Anthony Yezer, a professor of economics and a member of the committee, said GW’s debt has almost doubled in the past decade to its present level of nearly $2 billion. Some faculty members believe that administrators’ previous fiscal and academic planning has been “substandard” because GW’s academic standing has not improved under the increasing debt, he said.

“It is not clear to me that GW’s academic reputation or status has benefited from this substantial increase in debt,” Yezer said in an email.

Yezer said he is not as concerned about the potential need to borrow $64 million, which LeBlanc said is the projected cost of the enrollment changes over four years, but he is concerned about the University’s debt coverage ratio, which measures the University’s net operating income over the portion of income that goes toward servicing debt – paying off either the debt itself or interest on debt.

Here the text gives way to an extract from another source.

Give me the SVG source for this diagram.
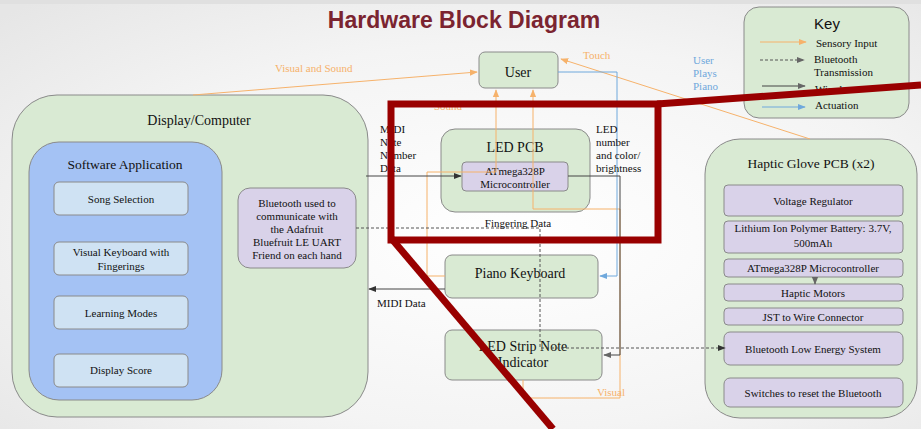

Yezer said administrators will have to take steps to ensure the University has a significant financial margin available to pay back creditors.

He said the most recent rating GW received from Moody’s Investor Service in 2018 mentioned that the University had a more than 10 percent operating cash flow margin, adding that the rating agency deemed GW “stable” in terms of its financial outlook.

“A fall in operating margins that lasted more than one or two years would likely produce a downgrade from Moody’s,” Yezer said. “I trust that GW would formulate plans to avoid that contingency.”

A downgrade in ratings from a credit agency would mean GW’s cost of borrowing money would increase.

He added that officials will have opportunities to minimize GW’s losses throughout the plan’s four years of cuts by changing the size of each successive class enrolled, which provides officials with a “major source of flexibility.”

Officials plan to admit 2,250 full-time freshmen, excluding transfers, in next year’s class, LeBlanc said at a senate meeting in December. That figure represents an 11.7 percent cut in enrollment from the University’s baseline of 2,550 students per class, according to provost office’s models.

“There is lots of opportunity for mid-course correction to avoid such a large number,” Yezer said.